**Exercise aim:** Quote only the span from the first line of the entries to the line containing "import plotly.graph_objects as go", both ends kept. Leave every picture out.

**Extracted material:**
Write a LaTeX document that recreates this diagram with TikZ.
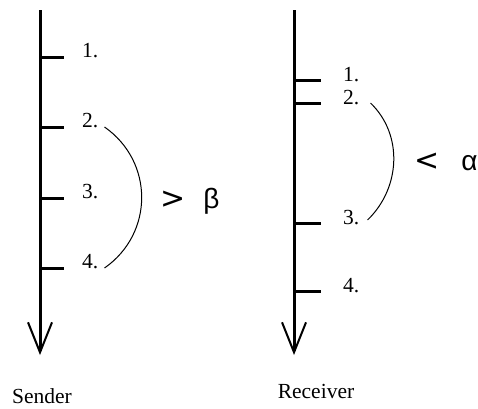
\documentclass[tikz,border=0pt]{standalone}
\usepackage{fontspec}
\setmainfont{Liberation Serif}
\newfontfamily\greekfont{Liberation Sans}
\newfontfamily\relfont{DejaVu Sans}
\usetikzlibrary{arrows.meta}

\begin{document}
\begin{tikzpicture}[x=1pt, y=-1pt,
    timeline/.style={line width=3pt, -{Straight Barb[length=30pt,width=24pt,line width=2pt]}},
    tickmark/.style={line width=3pt},
    span/.style={line width=1pt},
    lbl/.style={anchor=base west, inner sep=0pt, font=\fontsize{21.5}{25}\selectfont},
    rel/.style={anchor=base west, inner sep=0pt, font=\fontsize{28}{30}\selectfont}]
    \useasboundingbox (0,0) rectangle (478,408);

    % Sender
    \coordinate (Stop) at (40,10);
    \coordinate (Send) at (40,355);
    \draw[timeline] (Stop) -- (Send);
    \foreach \y/\n in {57/1, 127/2, 198/3, 268/4} {
        \coordinate (st\n) at (40,\y);
        \draw[tickmark] (st\n) -- ++(24,0);
        \node[lbl] (s\n) at (82,\y) {\n.};
    }
    \node[lbl, anchor=base] (S) at (42,403) {Sender};

    % Receiver
    \coordinate (Rtop) at (294,10);
    \coordinate (Rend) at (294,355);
    \draw[timeline] (Rtop) -- (Rend);
    \foreach \y/\n in {80/1, 103/2, 223/3, 291/4} {
        \coordinate (rt\n) at (294,\y);
        \draw[tickmark] (rt\n) -- ++(27,0);
        \node[lbl] (r\n) at (343,\y+1) {\n.};
    }
    \node[lbl, anchor=base] (R) at (316,398) {Receiver};

    % Spans
    \draw[span] ([xshift=6pt]s2.base east) to[out=-35, in=35, looseness=1.1] ([xshift=6pt]s4.base east);
    \node[rel] (gb) at (160,208) {{\relfont\fontsize{30}{30}\selectfont >}\hspace{18pt}{\greekfont β}};
    \draw[span] ([xshift=11pt, yshift=1pt]r2.base east) to[out=-44, in=44] ([xshift=8pt, yshift=4pt]r3.base east);
    \node[rel] (la) at (414,170) {{\relfont\fontsize{30}{30}\selectfont <}\hspace{22pt}{\greekfont α}};
\end{tikzpicture}
\end{document}
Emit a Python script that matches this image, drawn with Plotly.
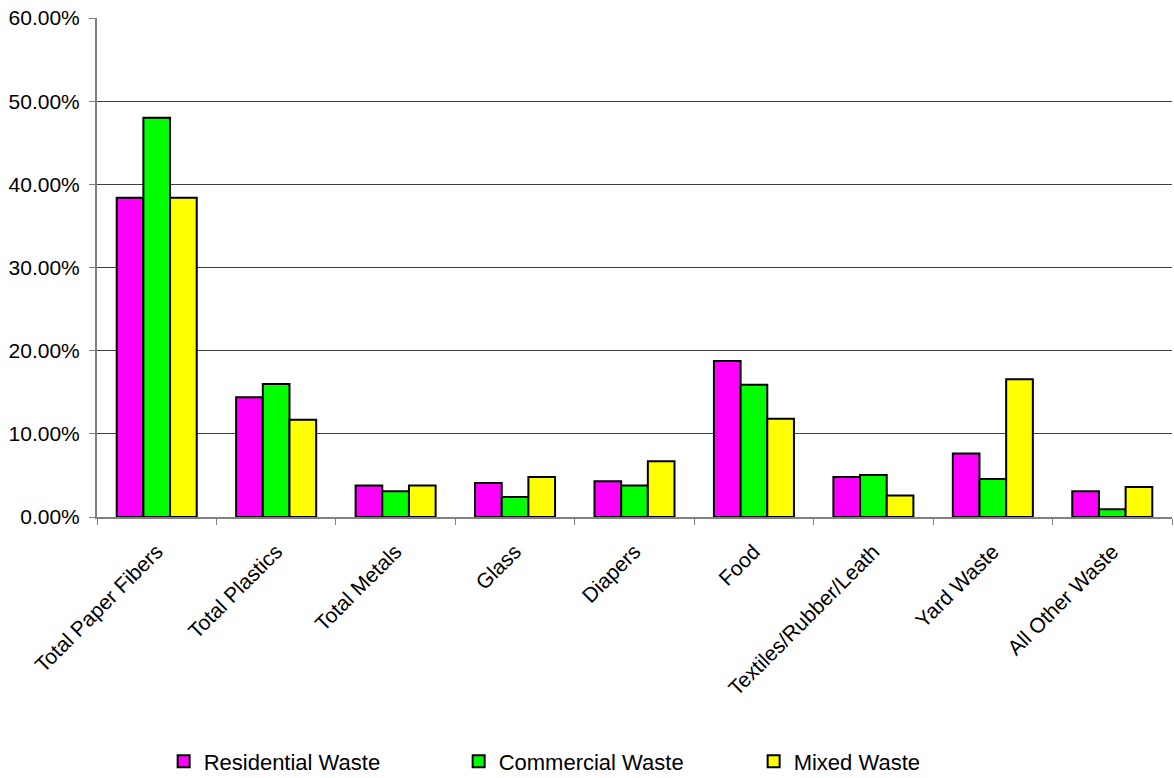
import plotly.graph_objects as go

categories = ["Total Paper Fibers", "Total Plastics", "Total Metals", "Glass", "Diapers",
              "Food", "Textiles/Rubber/Leath", "Yard Waste", "All Other Waste"]
residential = [0.384, 0.144, 0.038, 0.041, 0.043, 0.1875, 0.048, 0.0765, 0.031]
commercial = [0.480, 0.160, 0.031, 0.024, 0.038, 0.159, 0.0505, 0.0457, 0.0092]
mixed = [0.384, 0.117, 0.038, 0.048, 0.067, 0.118, 0.026, 0.1655, 0.036]

series = [("Residential Waste", residential, "#FF00FF"),
          ("Commercial Waste", commercial, "#00FF00"),
          ("Mixed Waste", mixed, "#FFFF00")]

fig = go.Figure()
for name, vals, color in series:
    fig.add_trace(go.Bar(x=categories, y=vals, name=name,
                         marker=dict(color=color, line=dict(color="black", width=2))))

font = "Liberation Sans, Arial, sans-serif"
fig.update_layout(
    width=1174, height=778,
    margin=dict(l=97, r=2, t=18, b=261, autoexpand=False),
    paper_bgcolor="white", plot_bgcolor="white",
    barmode="group", bargap=0.33, bargroupgap=0,
    font=dict(family=font, size=20, color="black"),
    showlegend=True,
    legend=dict(orientation="h", x=0.062, xanchor="left", y=-0.49, yanchor="middle",
                entrywidth=250, entrywidthmode="pixels",
                font=dict(family=font, size=22, color="black")),
)
fig.update_xaxes(type="category", tickangle=-45, tickson="boundaries",
                 ticks="outside", ticklen=6, tickcolor="#808080",
                 showline=True, linecolor="#808080", linewidth=2,
                 showgrid=False, tickfont=dict(family=font, size=21),
                 ticklabelstandoff=12, ticklabeloverflow="allow")
fig.update_yaxes(range=[0, 0.6], dtick=0.1, tickformat=".2%",
                 ticks="outside", ticklen=6, tickcolor="#808080",
                 showline=True, linecolor="#808080", linewidth=2,
                 showgrid=True, gridcolor="#404040", gridwidth=1,
                 zeroline=False, tickfont=dict(family=font, size=21),
                 ticklabelstandoff=5, ticklabeloverflow="allow")

fig.write_html("out.html", config={"displayModeBar": False},
               post_script="document.body.style.margin='0';")
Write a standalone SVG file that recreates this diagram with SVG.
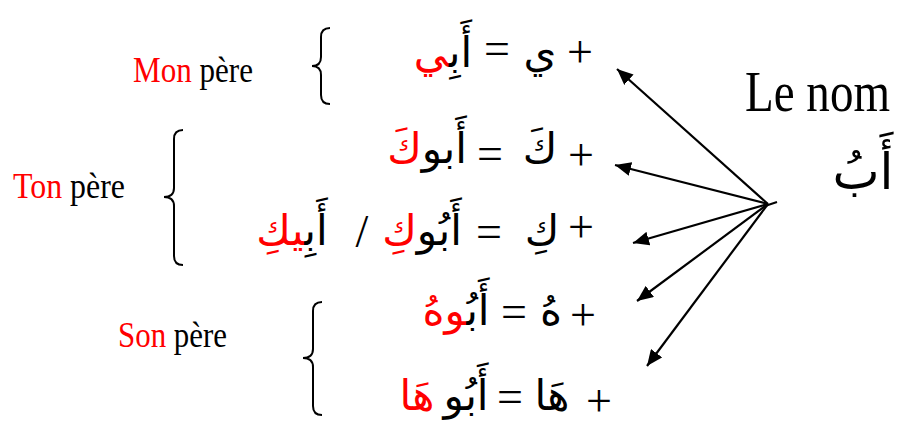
<svg xmlns="http://www.w3.org/2000/svg" width="897" height="421" viewBox="0 0 897 421">
<style>
.lat{font-family:"Liberation Serif","Times New Roman",serif;fill:#000}
.ar{font-family:"DejaVu Sans","Noto Sans",sans-serif;fill:#000;font-size:42px}
.op{font-family:"Liberation Serif","Times New Roman",serif;font-size:46px;fill:#000}
.red{fill:#ff0000}
.brace{fill:none;stroke:#000;stroke-width:2}
.arrow{stroke:#000;stroke-width:2.2;fill:none;marker-end:url(#ah)}
</style>
<defs>
<marker id="ah" markerUnits="userSpaceOnUse" markerWidth="18" markerHeight="14" refX="16" refY="7" orient="auto">
<path d="M0,0 L16,7 L0,14 z" fill="#000"/>
</marker>
</defs>
<rect width="897" height="421" fill="#fff"/>

<g id="label-mon">
<text class="lat" x="133" y="82" font-size="36" textLength="120" lengthAdjust="spacingAndGlyphs"><tspan class="red">Mon</tspan> père</text>
</g>
<g id="label-ton">
<text class="lat" x="13" y="198" font-size="36" textLength="112" lengthAdjust="spacingAndGlyphs"><tspan class="red">Ton</tspan> père</text>
</g>
<g id="label-son">
<text class="lat" x="118" y="347" font-size="36" textLength="109" lengthAdjust="spacingAndGlyphs"><tspan class="red">Son</tspan> père</text>
</g>
<g id="le-nom">
<text class="lat" x="745" y="111" font-size="58" textLength="145" lengthAdjust="spacingAndGlyphs">Le nom</text>
<text class="ar" x="863" y="189" style="font-size:50px" text-anchor="middle">أَبُ</text>
</g>

<g id="braces">
<path class="brace" d="M330,28 Q321,28 321,37 L321,57 Q321,66 312,66 Q321,66 321,75 L321,95 Q321,104 330,104"/>
<path class="brace" d="M183,130 Q174,130 174,139 L174,188 Q174,197 164,197 Q174,197 174,206 L174,256 Q174,265 183,265"/>
<path class="brace" d="M322,302 Q313,302 313,311 L313,349 Q313,358 303,358 Q313,358 313,367 L313,406 Q313,415 322,415"/>
</g>

<g id="line1">
<text class="op" x="580" y="67" text-anchor="middle">+</text>
<text class="ar" x="540" y="67" text-anchor="middle">ي</text>
<text class="op" x="497" y="64" text-anchor="middle">=</text>
<text class="ar" x="443" y="67" text-anchor="middle">أَبِ&#x200D;<tspan class="red">&#x200D;ي</tspan></text>
</g>
<g id="line2">
<text class="op" x="581" y="170" text-anchor="middle">+</text>
<text class="ar" x="540" y="163" text-anchor="middle">كَ</text>
<text class="op" x="490" y="169" text-anchor="middle">=</text>
<text class="ar" x="427" y="163" text-anchor="middle">أَبو<tspan class="red">كَ</tspan></text>
</g>
<g id="line3">
<text class="op" x="581" y="242" text-anchor="middle">+</text>
<text class="ar" x="542" y="245" text-anchor="middle">كِ</text>
<text class="op" x="489" y="247" text-anchor="middle">=</text>
<text class="ar" x="422" y="245" text-anchor="middle">أَبُو<tspan class="red">كِ</tspan></text>
<text class="op" x="362" y="247" text-anchor="middle">/</text>
<text class="ar" x="292" y="245" text-anchor="middle">أَبِ&#x200D;<tspan class="red">&#x200D;يكِ</tspan></text>
</g>
<g id="line4">
<text class="op" x="514" y="327" text-anchor="middle">=</text>
<text class="op" x="583" y="330" text-anchor="middle">+</text>
<text class="ar" x="551" y="325" text-anchor="middle">هُ</text>
<text class="ar" x="456" y="325" text-anchor="middle">أَبُ&#x200D;<tspan class="red">&#x200D;وهُ</tspan></text>
</g>
<g id="line5">
<text class="op" x="599" y="416" text-anchor="middle">+</text>
<text class="ar" x="552" y="410" text-anchor="middle">هَا</text>
<text class="op" x="510" y="412" text-anchor="middle">=</text>
<text class="ar" x="466" y="410" text-anchor="middle">أَبُو</text>
<text class="ar red" x="417" y="410" text-anchor="middle">هَا</text>
</g>

<g id="connectors">
<line class="arrow" x1="768" y1="204" x2="617" y2="69"/>
<line class="arrow" x1="768" y1="204" x2="615" y2="165"/>
<line class="arrow" x1="768" y1="204" x2="633" y2="243"/>
<line class="arrow" x1="768" y1="204" x2="637" y2="301"/>
<line class="arrow" x1="768" y1="204" x2="647" y2="366"/>
<line x1="765" y1="206" x2="777" y2="202" stroke="#000" stroke-width="2"/>
</g>
</svg>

**Result of this exercise:**
Write a LaTeX document that recreates this diagram with TikZ.
\documentclass[tikz,border=0pt]{standalone}
\usepackage{fontspec}
\setmainfont{Liberation Serif}
\newfontfamily\greekfont{Liberation Sans}
\newfontfamily\relfont{DejaVu Sans}
\usetikzlibrary{arrows.meta}

\begin{document}
\begin{tikzpicture}[x=1pt, y=-1pt,
    timeline/.style={line width=3pt, -{Straight Barb[length=30pt,width=24pt,line width=2pt]}},
    tickmark/.style={line width=3pt},
    span/.style={line width=1pt},
    lbl/.style={anchor=base west, inner sep=0pt, font=\fontsize{21.5}{25}\selectfont},
    rel/.style={anchor=base west, inner sep=0pt, font=\fontsize{28}{30}\selectfont}]
    \useasboundingbox (0,0) rectangle (478,408);

    % Sender
    \coordinate (Stop) at (40,10);
    \coordinate (Send) at (40,355);
    \draw[timeline] (Stop) -- (Send);
    \foreach \y/\n in {57/1, 127/2, 198/3, 268/4} {
        \coordinate (st\n) at (40,\y);
        \draw[tickmark] (st\n) -- ++(24,0);
        \node[lbl] (s\n) at (82,\y) {\n.};
    }
    \node[lbl, anchor=base] (S) at (42,403) {Sender};

    % Receiver
    \coordinate (Rtop) at (294,10);
    \coordinate (Rend) at (294,355);
    \draw[timeline] (Rtop) -- (Rend);
    \foreach \y/\n in {80/1, 103/2, 223/3, 291/4} {
        \coordinate (rt\n) at (294,\y);
        \draw[tickmark] (rt\n) -- ++(27,0);
        \node[lbl] (r\n) at (343,\y+1) {\n.};
    }
    \node[lbl, anchor=base] (R) at (316,398) {Receiver};

    % Spans
    \draw[span] ([xshift=6pt]s2.base east) to[out=-35, in=35, looseness=1.1] ([xshift=6pt]s4.base east);
    \node[rel] (gb) at (160,208) {{\relfont\fontsize{30}{30}\selectfont >}\hspace{18pt}{\greekfont β}};
    \draw[span] ([xshift=11pt, yshift=1pt]r2.base east) to[out=-44, in=44] ([xshift=8pt, yshift=4pt]r3.base east);
    \node[rel] (la) at (414,170) {{\relfont\fontsize{30}{30}\selectfont <}\hspace{22pt}{\greekfont α}};
\end{tikzpicture}
\end{document}
Emit a Python script that matches this image, drawn with Plotly.
import plotly.graph_objects as go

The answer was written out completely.